Encyclopedia of the Alamo and the Texas Revolution
by Thom Hatch
McFarland & Company, Inc., Publishers
Jefferson, North Carolina, 1999

ISBN: 0786405937
$55.00, 229 pages
including a selected bibliography and index
with maps and illustrations

The publishers description of this book states that This comprehensive encyclopedia provides thorough coverage for people, places, events, and issues spanning the pre-Revolution period and settlement of Texas by Americans to the forming of the Republic in 1836. Mr. Hatch's encyclopedic effort does cover the Alamo and the Texas Revolution from A to Z. Entries include a day-by-day account of the thirteen day Alamo siege, biographies of major players such as Crockett, Bowie, Houston, and Santa Anna, accounts of battles, and short biographies of every Alamo defender killed in the battle. The two illustrations and three maps are adequate, but not detailed.

This book provides nothing that cannot be found in superior and less costly publications, namely Alan Huffines Blood of Noble Men, Tim and Terry Todish's Alamo Sourcebook 1836, and Bill Groneman's Alamo Defenders. Of these three books, only Alamo Defenders is included in the Selected Bibliography. This reviewer will concede that Blood of Noble Men was probably not available at the time this book was written, but Alamo Sourcebook certainly was.

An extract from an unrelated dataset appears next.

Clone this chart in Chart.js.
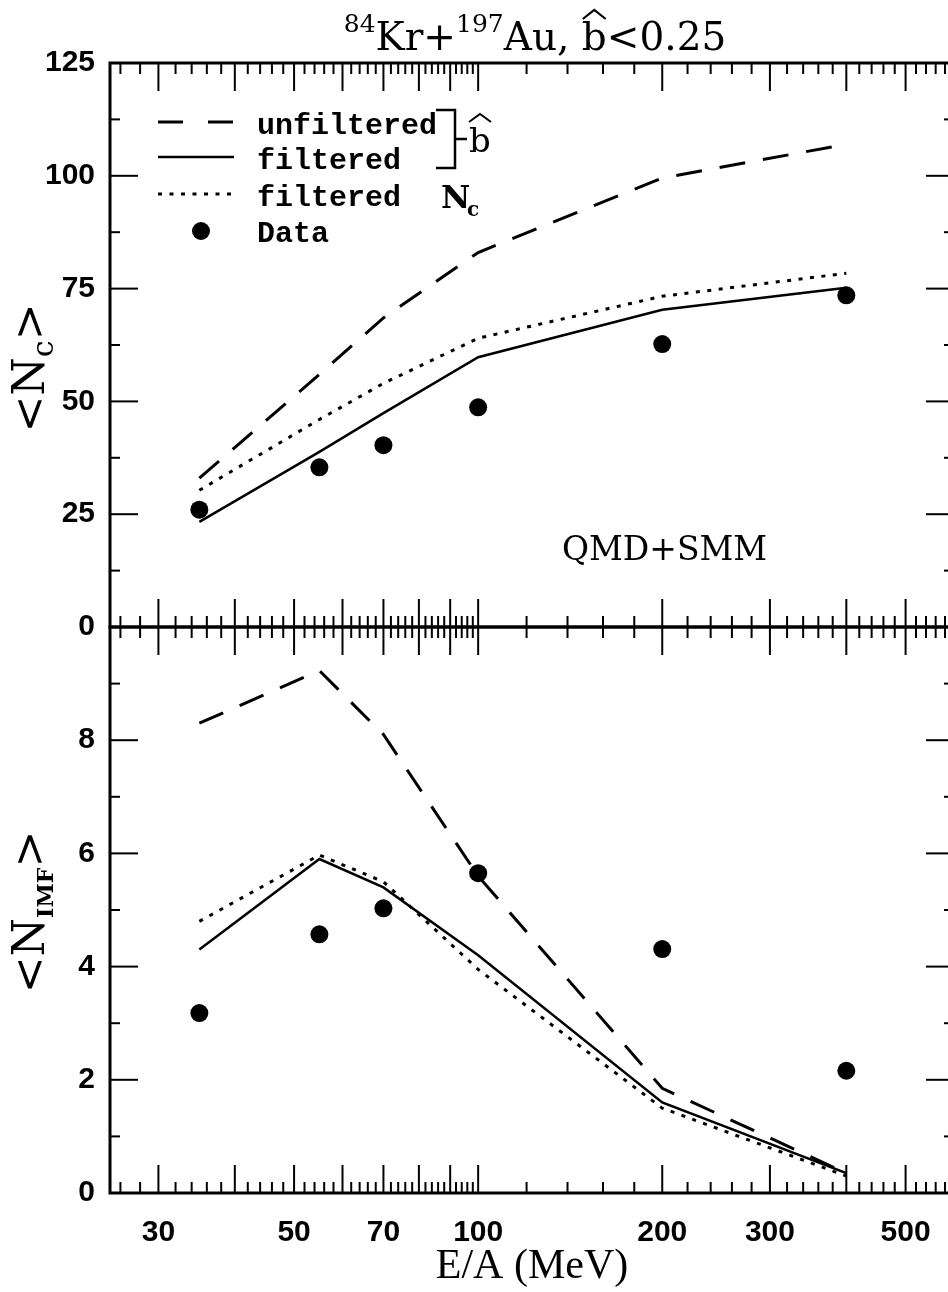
<!DOCTYPE html>
<html>
<head>
<meta charset="utf-8">
<title>Kr+Au QMD+SMM</title>
<script src="https://cdn.jsdelivr.net/npm/chart.js@4.4.1/dist/chart.umd.min.js"></script>
<style>
  html, body { margin: 0; padding: 0; background: #fff; overflow: hidden; }
  #wrap { position: relative; width: 948px; height: 1292px; overflow: hidden; }
  canvas { position: absolute; left: 0; }
  #top { top: 0; }
  #bottom { top: 600px; }
</style>
</head>
<body>
<div id="wrap">
  <canvas id="top" width="980" height="640"></canvas>
  <canvas id="bottom" width="980" height="692"></canvas>
</div>
<script>
// beam energies (MeV per nucleon)
const energy = [35, 55, 70, 100, 200, 400];

// <Nc>
const ncUnfiltered = [33, 56, 68.5, 83, 99.5, 107];
const ncFiltered = [23.3, 38.8, 47.4, 59.8, 70.3, 75.2];
const ncFilteredNc = [30.3, 46, 54, 64, 73.3, 78.4];
const ncData = [26, 35.4, 40.3, 48.7, 62.7, 73.5];

// <N_IMF>
const imfUnfiltered = [8.3, 9.23, 8.1, 5.6, 1.85, 0.35];
const imfFiltered = [4.3, 5.9, 5.4, 4.2, 1.6, 0.35];
const imfFilteredNc = [4.8, 5.97, 5.5, 3.95, 1.5, 0.3];
const imfData = [3.18, 4.57, 5.03, 5.65, 4.31, 2.16];

// axis ticks
const xLabels = [30, 50, 70, 100, 200, 300, 500];
const xMajor = [30, 40, 50, 60, 70, 80, 90, 100, 200, 300, 400, 500];
const xMinor = [];
for (let v = 26; v < 100; v += 2) if (v % 10) xMinor.push(v);
for (let v = 120; v < 600; v += 20) if (v % 100) xMinor.push(v);
const ncMajor = [0, 25, 50, 75, 100, 125];
const ncMinor = [12.5, 37.5, 62.5, 87.5, 112.5];
const imfMajor = [0, 2, 4, 6, 8, 10];
const imfMinor = [1, 3, 5, 7, 9];

const pts = ys => energy.map((e, i) => ({ x: e, y: ys[i] }));

function makeDatasets(unf, filt, filtNc, data) {
  return [
    { label: 'unfiltered', data: pts(unf), borderColor: '#000', borderWidth: 3,
      borderDash: [26, 18], pointRadius: 0, tension: 0 },
    { label: 'filtered', data: pts(filt), borderColor: '#000', borderWidth: 2.5,
      pointRadius: 0, tension: 0 },
    { label: 'filtered Nc', data: pts(filtNc), borderColor: '#000', borderWidth: 3,
      borderDash: [4, 7.5], pointRadius: 0, tension: 0 },
    { label: 'Data', data: pts(data), showLine: false, pointRadius: 9,
      pointBackgroundColor: '#000', pointBorderWidth: 0, borderColor: '#000' }
  ];
}

const tickFont = { family: 'Liberation Sans', size: 30, weight: 'bold' };

// no extra room for label overhang, the panels must butt together
const noPad = s => { s.paddingTop = 0; s.paddingBottom = 0; s.paddingLeft = 0; s.paddingRight = 0; };

// frame with inward tick marks on all sides
const framePlugin = {
  id: 'frame',
  afterDatasetsDraw(chart, args, o) {
    const { ctx, chartArea: a, scales: { x, y } } = chart;
    const seg = (x1, y1, x2, y2) => { ctx.beginPath(); ctx.moveTo(x1, y1); ctx.lineTo(x2, y2); ctx.stroke(); };
    ctx.save();
    ctx.strokeStyle = '#000';
    ctx.lineWidth = 2;
    xMajor.forEach(v => { const p = x.getPixelForValue(v); seg(p, a.top, p, a.top + 28); seg(p, a.bottom, p, a.bottom - 28); });
    xMinor.forEach(v => { const p = x.getPixelForValue(v); seg(p, a.top, p, a.top + 11); seg(p, a.bottom, p, a.bottom - 11); });
    o.yMajor.forEach(v => { const p = y.getPixelForValue(v); seg(a.left, p, a.left + 28, p); seg(a.right, p, a.right - 28, p); });
    o.yMinor.forEach(v => { const p = y.getPixelForValue(v); seg(a.left, p, a.left + 10, p); seg(a.right, p, a.right - 10, p); });
    ctx.lineWidth = 3;
    ctx.strokeRect(a.left, a.top, a.right - a.left, a.bottom - a.top);
    ctx.restore();
  }
};

function hat(ctx, x, w, yBase, h) {
  ctx.beginPath();
  ctx.moveTo(x, yBase);
  ctx.lineTo(x + w / 2, yBase - h);
  ctx.lineTo(x + w, yBase);
  ctx.stroke();
}

// rotated y-axis title "<N_sub>"
function yTitle(ctx, cx, cy, sub, subFont) {
  const big = '44px "DejaVu Serif"';
  ctx.save();
  ctx.translate(cx, cy);
  ctx.rotate(-Math.PI / 2);
  ctx.textBaseline = 'alphabetic';
  ctx.font = big;
  const w1 = ctx.measureText('<N').width;
  const w3 = ctx.measureText('>').width;
  ctx.font = subFont;
  const w2 = ctx.measureText(sub).width;
  let x = -(w1 + w2 + w3) / 2;
  const base = 16;
  ctx.font = big; ctx.fillText('<N', x, base); x += w1;
  ctx.font = subFont; ctx.fillText(sub, x, base + 9); x += w2;
  ctx.font = big; ctx.fillText('>', x, base);
  ctx.restore();
}

const topAnnotations = {
  id: 'topAnnotations',
  afterDraw(chart) {
    const ctx = chart.ctx;
    const ds = chart.data.datasets;
    ctx.save();
    ctx.fillStyle = '#000';
    ctx.strokeStyle = '#000';

    // title
    const big = '39px "DejaVu Serif"', small = '25px "DejaVu Serif"';
    const parts = [['84', small, -18], ['Kr+', big, 0], ['197', small, -18], ['Au, ', big, 0], ['b', big, 0], ['<0.25', big, 0]];
    let total = 0;
    parts.forEach(p => { ctx.font = p[1]; p.push(ctx.measureText(p[0]).width); total += p[3]; });
    let tx = 535 - total / 2;
    const tBase = 50;
    parts.forEach(p => {
      ctx.font = p[1];
      ctx.fillText(p[0], tx, tBase + p[2]);
      if (p[0] === 'b') { ctx.lineWidth = 2.2; hat(ctx, tx + 1, p[3] - 2, tBase - 31, 9); }
      tx += p[3];
    });

    // legend
    const lx1 = 158, lx2 = 234;
    const rows = [122, 157, 194];
    const dashes = [[25, 25], [], [4, 7.5]];
    rows.forEach((ry, i) => {
      ctx.lineWidth = ds[i].borderWidth;
      ctx.setLineDash(dashes[i]);
      ctx.beginPath(); ctx.moveTo(lx1, ry); ctx.lineTo(lx2, ry); ctx.stroke();
    });
    ctx.setLineDash([]);
    ctx.beginPath(); ctx.arc(201, 231, 9, 0, Math.PI * 2); ctx.fill();

    ctx.font = 'bold 30px "Liberation Mono"';
    ctx.fillText('unfiltered', 257, 134);
    ctx.fillText('filtered', 257, 169);
    ctx.fillText('filtered', 257, 206);
    ctx.fillText('Data', 257, 242);

    // bracket with b-hat
    ctx.lineWidth = 2.5;
    ctx.beginPath();
    ctx.moveTo(436, 110); ctx.lineTo(455, 110); ctx.lineTo(455, 168); ctx.lineTo(436, 168);
    ctx.moveTo(455, 139); ctx.lineTo(467, 139);
    ctx.stroke();
    ctx.font = '34px "DejaVu Serif"';
    ctx.fillText('b', 469, 152);
    ctx.lineWidth = 2;
    hat(ctx, 469, 22, 122, 8);

    // N_c label
    ctx.font = 'bold 32px "DejaVu Serif"';
    ctx.fillText('N', 441, 208);
    ctx.font = 'bold 20px "DejaVu Serif"';
    ctx.fillText('c', 467, 216);

    // model label
    ctx.font = '33px "DejaVu Serif"';
    ctx.fillText('QMD+SMM', 562, 560);

    yTitle(ctx, 28, 368, 'c', '30px "DejaVu Serif"');
    ctx.restore();
  }
};

const bottomAnnotations = {
  id: 'bottomAnnotations',
  afterDraw(chart) {
    const ctx = chart.ctx;
    ctx.save();
    ctx.fillStyle = '#000';
    yTitle(ctx, 28, 312, 'IMF', 'bold 22px "DejaVu Serif"');
    ctx.restore();
  }
};

const baseX = { type: 'logarithmic', min: 25, max: 600 };

new Chart(document.getElementById('top'), {
  type: 'line',
  data: { datasets: makeDatasets(ncUnfiltered, ncFiltered, ncFilteredNc, ncData) },
  options: {
    responsive: false,
    animation: false,
    devicePixelRatio: 1,
    layout: { padding: { top: 63, right: 26, bottom: 13, left: 0 } },
    scales: {
      x: Object.assign({}, baseX, { display: false }),
      y: {
        min: 0, max: 125,
        afterBuildTicks: s => { s.ticks = ncMajor.map(v => ({ value: v })); },
        ticks: { font: tickFont, color: '#000', padding: 15 },
        grid: { display: false, drawTicks: false },
        border: { display: false },
        afterFit: s => { s.width = 110; noPad(s); }
      }
    },
    plugins: {
      legend: { display: false },
      tooltip: { enabled: false },
      frame: { yMajor: ncMajor, yMinor: ncMinor }
    }
  },
  plugins: [framePlugin, topAnnotations]
});

new Chart(document.getElementById('bottom'), {
  type: 'line',
  data: { datasets: makeDatasets(imfUnfiltered, imfFiltered, imfFilteredNc, imfData) },
  options: {
    responsive: false,
    animation: false,
    devicePixelRatio: 1,
    layout: { padding: { top: 27, right: 26, bottom: 0, left: 0 } },
    scales: {
      x: Object.assign({}, baseX, {
        afterBuildTicks: s => { s.ticks = xLabels.map(v => ({ value: v })); },
        ticks: { font: tickFont, color: '#000', padding: 22, autoSkip: false, maxRotation: 0,
                 callback: v => String(v) },
        grid: { display: false, drawTicks: false },
        border: { display: false },
        title: { display: true, text: 'E/A (MeV)', color: '#000',
                 font: { family: 'Liberation Serif', size: 42 }, padding: { top: 0, bottom: 0 } },
        afterFit: s => { s.height = 99; noPad(s); }
      }),
      y: {
        min: 0, max: 10,
        afterBuildTicks: s => { s.ticks = imfMajor.map(v => ({ value: v })); },
        ticks: { font: tickFont, color: '#000', padding: 15, callback: v => (v === 10 ? '' : String(v)) },
        grid: { display: false, drawTicks: false },
        border: { display: false },
        afterFit: s => { s.width = 110; noPad(s); }
      }
    },
    plugins: {
      legend: { display: false },
      tooltip: { enabled: false },
      frame: { yMajor: imfMajor, yMinor: imfMinor }
    }
  },
  plugins: [framePlugin, bottomAnnotations]
});
</script>
</body>
</html>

The publisher states that in some instances obscure sources were used to obtain information for biographies of Alamo defenders. This reviewer found nothing obscure in the sources listed in the bibliography, and the lack of footnotes make it impossible to determine where the author got his information. The absence of works of current scholarship including the plethora of articles found in The Alamo Journal and in books such as Three Roads to the Alamo: The Lives and Fortunes of David Crockett, James Bowie, and William Barret Travis by William C. Davis are deficiencies that need to be corrected if another edition of this book is planned.

Encyclopedia of the Alamo and the Texas Revolution is a visually attractive book that does not justify its hefty price tag which will probably scare away any neophyte. Alamo scholars and buffs already have this information provided in other books. But if one just has to have every Alamo book, take along your credit card for this one.